Angelo

 
Corona Diaries

Yesterday afternoon I found out my neighbour in Greenpoint, NY had died from complications due to Covid-19.  His name was Angelo, he was 82 years old.  He had moved into the apt above us about 5 years ago, just after Dotti was born.  We would hear him in the early new born baby mornings vacuuming his apt, trying to keep his emphysema at bay.   Our apt building is owned by Maria, a strong willed thimble sized Puerto Rican lady who bought the house decades ago and raised her daughter, Beverly, there. 60 odd years later they both still live there.  They all look after each other, keep an eye out for one another and are deeply intrenched in the dwindling local community. Angelo use to spend his days in this neighborhood, either watching the world go by outside the buildings front door or chatting to the owners of the local stores.  When I spoke to Beverly yesterday she mentioned that Angelo had been talking about how hard life was getting.  On a recent trip to one of the stores he had told the owner that he just wanted to be with his mother, who had died many years ago. The details grow a little blurry here, but at some point shortly afterwards he vanished, he was found, he was hospitalized, he escaped ( yes he just got up and walked out), raced around Manhattan for a while before falling over.   Needing physio therapy they transferred him to a nursing home where by all accounts he was mending well. He wanted to come home though, the place depressed him. Then the pandemic took hold of the world and the nursing homes shut down. Beverly tried to get him out of there, he no longer needed to be there, but they wouldn’t let him go. It wasn’t long before Covid came knocking.   The last time anyone spoke to him on the phone he made no sense. A week later he died, alone.  

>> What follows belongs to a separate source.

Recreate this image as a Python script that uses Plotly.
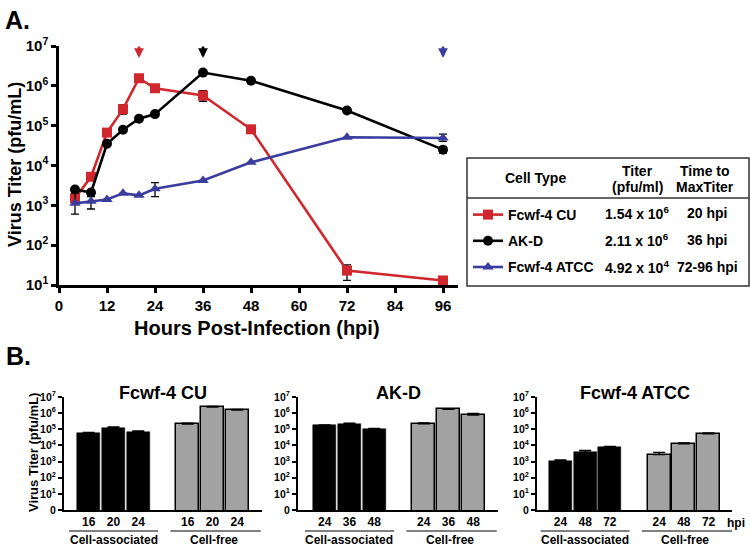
import plotly.graph_objects as go

W, H = 750, 549
def px(x): return x / W
def py(y): return 1 - y / H

FONT = "Liberation Sans, Arial, Helvetica, sans-serif"
RED = "#d0262d"
BLUE = "#3b3d9e"
BLACK = "#000000"
GRAY = "#a2a2a2"

# ---------------- Panel A data ----------------
hpi = [4, 8, 12, 16, 20, 24, 36, 48, 72, 96]
cu_titer = [1.5e3, 5.2e3, 6.7e4, 2.6e5, 1.55e6, 8.7e5, 5.7e5, 8.1e4, 23, 13]
cu_err_up = [0, 0, 0, 7e4, 0, 0, 1.9e5, 0, 9, 0]
cu_err_dn = [0, 0, 0, 6.5e4, 0, 0, 1.6e5, 0, 10, 0]
akd_titer = [2.5e3, 2.1e3, 3.5e4, 7.9e4, 1.5e5, 1.95e5, 2.15e6, 1.34e6, 2.4e5, 2.5e4]
akd_err_up = [0, 0, 0, 0, 0, 0, 0, 0, 0, 4.5e3]
akd_err_dn = [0, 0, 0, 0, 0, 0, 0, 0, 0, 4.5e3]
atcc_titer = [1.12e3, 1.26e3, 1.4e3, 2.0e3, 1.78e3, 2.6e3, 4.2e3, 1.2e4, 5.1e4, 4.92e4]
atcc_err_up = [9e2, 4e2, 0, 0, 0, 1.1e3, 0, 0, 0, 1.2e4]
atcc_err_dn = [5.2e2, 4.5e2, 0, 0, 0, 9.5e2, 0, 0, 0, 9e3]

series_names = ["Fcwf-4 CU", "AK-D", "Fcwf-4 ATCC"]
series_colors = [RED, BLACK, BLUE]
series_symbols = ["square", "circle", "triangle-up"]
peak_hpi = [20, 36, 96]

x_ticks_a = [0, 12, 24, 36, 48, 60, 72, 84, 96]
y_ticks_a = [1e1, 1e2, 1e3, 1e4, 1e5, 1e6, 1e7]
y_ticktext_a = ["10<sup>%d</sup>" % i for i in range(1, 8)]

# table
table_titer = ["1.54 x 10<sup>6</sup>", "2.11 x 10<sup>6</sup>", "4.92 x 10<sup>4</sup>"]
table_time = ["20 hpi", "36 hpi", "72-96 hpi"]

# ---------------- Panel B data ----------------
b_titles = ["Fcwf-4 CU", "AK-D", "Fcwf-4 ATCC"]
b_hpi_labels = [["16", "20", "24"], ["24", "36", "48"], ["24", "48", "72"]]
b_assoc = [[5.5e4, 1.2e5, 6.9e4], [1.75e5, 2.2e5, 1.07e5], [1.1e3, 3.8e3, 8.1e3]]
b_assoc_err = [[1.0e4, 2e4, 1e4], [1.5e4, 2e4, 5e3], [1.5e2, 1.2e3, 5e2]]
b_free = [[2.1e5, 2.4e6, 1.55e6], [2.2e5, 1.7e6, 7.6e5], [2.7e3, 1.26e4, 5.2e4]]
b_free_err = [[3e4, 2e5, 1.5e5], [3e4, 2e5, 2.2e5], [1e3, 1.5e3, 8e3]]
b_y_ticks = [1, 1e1, 1e2, 1e3, 1e4, 1e5, 1e6, 1e7]
b_y_ticktext = ["0"] + ["10<sup>%d</sup>" % i for i in range(1, 8)]

fig = go.Figure()

# Panel A traces
a_vals = [cu_titer, akd_titer, atcc_titer]
a_up = [cu_err_up, akd_err_up, atcc_err_up]
a_dn = [cu_err_dn, akd_err_dn, atcc_err_dn]
for i in range(3):
    fig.add_trace(go.Scatter(
        x=hpi, y=a_vals[i], name=series_names[i], mode="lines+markers",
        line=dict(color=series_colors[i], width=2.6),
        marker=dict(symbol=series_symbols[i], size=10, color=series_colors[i]),
        error_y=dict(type="data", array=a_up[i], arrayminus=a_dn[i], symmetric=False,
                     color="black", thickness=1.3, width=4),
        legendgroup="g%d" % i, cliponaxis=False,
        xaxis="x", yaxis="y",
    ))

# Panel B traces
b_xpos_assoc = [0, 1, 2]
b_xpos_free = [4, 5, 6]
for k in range(3):
    xa = "x%d" % (k + 2)
    ya = "y%d" % (k + 2)
    fig.add_trace(go.Bar(
        x=b_xpos_assoc, y=b_assoc[k], width=0.93, showlegend=False,
        marker=dict(color=BLACK, line=dict(color=BLACK, width=0.5)),
        error_y=dict(type="data", array=b_assoc_err[k], arrayminus=[0, 0, 0], symmetric=False,
                     color="black", thickness=1.3, width=6),
        xaxis=xa, yaxis=ya,
    ))
    fig.add_trace(go.Bar(
        x=b_xpos_free, y=b_free[k], width=0.93, showlegend=False,
        marker=dict(color=GRAY, line=dict(color=BLACK, width=1.5)),
        error_y=dict(type="data", array=b_free_err[k], arrayminus=[0, 0, 0], symmetric=False,
                     color="black", thickness=1.3, width=6),
        xaxis=xa, yaxis=ya,
    ))

layout = dict(
    width=W, height=H, margin=dict(l=0, r=0, t=0, b=0, autoexpand=False),
    paper_bgcolor="white", plot_bgcolor="rgba(0,0,0,0)",
    font=dict(family=FONT, color="black"),
    showlegend=True,
    legend=dict(x=px(468), y=py(199), xanchor="left", yanchor="top",
                bgcolor="rgba(0,0,0,0)", borderwidth=0,
                font=dict(family=FONT, size=14, color="black", weight="bold"),
                traceorder="grouped", tracegroupgap=5, itemwidth=30),
    bargap=0,
    xaxis=dict(domain=[px(59), px(458)], range=[0, 99.75], anchor="y",
               tickvals=x_ticks_a, ticks="outside", ticklen=5, tickwidth=2.5, tickcolor="black",
               showline=True, linewidth=2.5, linecolor="black", showgrid=False, zeroline=False,
               tickfont=dict(family=FONT, size=15, color="black", weight="bold")),
    yaxis=dict(domain=[py(285), py(46)], type="log", range=[1, 7], anchor="x",
               tickvals=y_ticks_a, ticktext=y_ticktext_a, ticks="outside", ticklen=5,
               tickwidth=2.5, tickcolor="black",
               showline=True, linewidth=2.5, linecolor="black", showgrid=False, zeroline=False,
               tickfont=dict(family=FONT, size=15, color="black", weight="bold")),
)

b_domains = [(64, 262, -1.0, 7.0), (298, 498, -1.08, 7.0), (537, 732, -0.95, 6.95)]
for k, (x0, x1, r0, r1) in enumerate(b_domains):
    n = k + 2
    layout["xaxis%d" % n] = dict(
        domain=[px(x0), px(x1)], range=[r0, r1], anchor="y%d" % n,
        tickvals=b_xpos_assoc + b_xpos_free, ticktext=b_hpi_labels[k] + b_hpi_labels[k],
        ticks="", showline=True, linewidth=2, linecolor="black", showgrid=False, zeroline=False,
        tickfont=dict(family=FONT, size=12, color="black", weight="bold"))
    layout["yaxis%d" % n] = dict(
        domain=[py(510), py(397)], type="log", range=[0, 7], anchor="x%d" % n,
        tickvals=b_y_ticks, ticktext=b_y_ticktext, ticks="outside", ticklen=4,
        tickwidth=1.5, tickcolor="black", showline=True, linewidth=2, linecolor="black",
        showgrid=False, zeroline=False,
        tickfont=dict(family=FONT, size=10.5, color="black", weight="bold"))

fig.update_layout(**layout)

def bold(t):
    return "<b>%s</b>" % t

ann = []
# Panel labels
ann.append(dict(text=bold("A."), x=px(3), y=py(20), xref="paper", yref="paper",
                xanchor="left", yanchor="middle", showarrow=False, font=dict(size=25)))
ann.append(dict(text=bold("B."), x=px(4), y=py(356), xref="paper", yref="paper",
                xanchor="left", yanchor="middle", showarrow=False, font=dict(size=25)))
# Panel A axis titles
ann.append(dict(text=bold("Hours Post-Infection (hpi)"), x=px(257), y=py(328), xref="paper",
                yref="paper", xanchor="center", yanchor="middle", showarrow=False,
                font=dict(size=20)))
ann.append(dict(text=bold("Virus Titer (pfu/mL)"), x=px(15), y=py(165), xref="paper",
                yref="paper", xanchor="center", yanchor="middle", showarrow=False,
                textangle=-90, font=dict(size=18)))
# Peak arrows
for i in range(3):
    ann.append(dict(text="", x=peak_hpi[i], y=6.70, xref="x", yref="y", ax=0, ay=-12,
                    showarrow=True, arrowhead=2, arrowsize=0.75, arrowwidth=2.6,
                    arrowcolor=series_colors[i], font=dict(size=1), borderpad=0,
                    standoff=0))
# Table header
hdr = [("Cell Type", 535, 178), ("Titer", 637, 171), ("(pfu/ml)", 637, 187),
       ("Time to", 705, 171), ("MaxTiter", 705, 187)]
for t, x, y in hdr:
    ann.append(dict(text=bold(t), x=px(x), y=py(y), xref="paper", yref="paper",
                    xanchor="center", yanchor="middle", showarrow=False, font=dict(size=14)))
row_y = [213, 240, 267]
for i in range(3):
    ann.append(dict(text=bold(table_titer[i]), x=px(637), y=py(row_y[i]), xref="paper",
                    yref="paper", xanchor="center", yanchor="middle", showarrow=False,
                    font=dict(size=14)))
    ann.append(dict(text=bold(table_time[i]), x=px(707), y=py(row_y[i]), xref="paper",
                    yref="paper", xanchor="center", yanchor="middle", showarrow=False,
                    font=dict(size=14)))
# Panel B titles & group labels
for k in range(3):
    n = k + 2
    ann.append(dict(text=bold(b_titles[k]), x=0.5, y=py(393), xref="x%d domain" % n,
                    yref="paper", xanchor="center", yanchor="middle", showarrow=False,
                    font=dict(size=18)))
    ann.append(dict(text=bold("Cell-associated"), x=1.0, y=py(540), xref="x%d" % n,
                    yref="paper", xanchor="center", yanchor="middle", showarrow=False,
                    font=dict(size=12)))
    ann.append(dict(text=bold("Cell-free"), x=5.05, y=py(540), xref="x%d" % n,
                    yref="paper", xanchor="center", yanchor="middle", showarrow=False,
                    font=dict(size=12)))
ann.append(dict(text=bold("Virus Titer (pfu/mL)"), x=px(33), y=py(453), xref="paper",
                yref="paper", xanchor="center", yanchor="middle", showarrow=False,
                textangle=-90, font=dict(size=13)))
ann.append(dict(text=bold("hpi"), x=px(747), y=py(523), xref="paper", yref="paper",
                xanchor="right", yanchor="middle", showarrow=False, font=dict(size=12)))

shapes = []
shapes.append(dict(type="rect", xref="paper", yref="paper", x0=px(467), x1=px(749),
                   y0=py(286), y1=py(158), line=dict(color="#333333", width=1.5)))
shapes.append(dict(type="line", xref="paper", yref="paper", x0=px(467), x1=px(749),
                   y0=py(198), y1=py(198), line=dict(color="#333333", width=1.5)))
for k in range(3):
    n = k + 2
    shapes.append(dict(type="line", xref="x%d" % n, yref="paper", x0=-0.8, x1=2.8,
                       y0=py(531), y1=py(531), line=dict(color="black", width=1)))
    shapes.append(dict(type="line", xref="x%d" % n, yref="paper", x0=3.3, x1=6.95,
                       y0=py(531), y1=py(531), line=dict(color="black", width=1)))

fig.update_layout(annotations=ann, shapes=shapes)
fig.write_html("out.html", config={"displayModeBar": False},
               post_script="document.body.style.margin='0px';document.body.style.overflow='hidden';")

A few years ago my husband did some work for Angelo. He worked on his kitchen, free of charge. As a thank you he made us one of his infamous Cheese Cakes.  They were apparently the stuff of legends. At the local church fairs, his cakes were always the first to go, the first to sell out.  The cake was indeed meltingly delicious, one of those i’ll just have one bite and then before you know it you are walking back to the fridge to take another and another.   I wish, though, I had asked him in to join us, told him to pull up a chair, put the kettle on and have a cuppa with us while we ate.  I’m sure he had many stories, i’m sure he would have liked the company.  I can’t do anything to change that now but I am hoping his mom did just that yesterday afternoon when he finally got to join her again. RIP Angelo.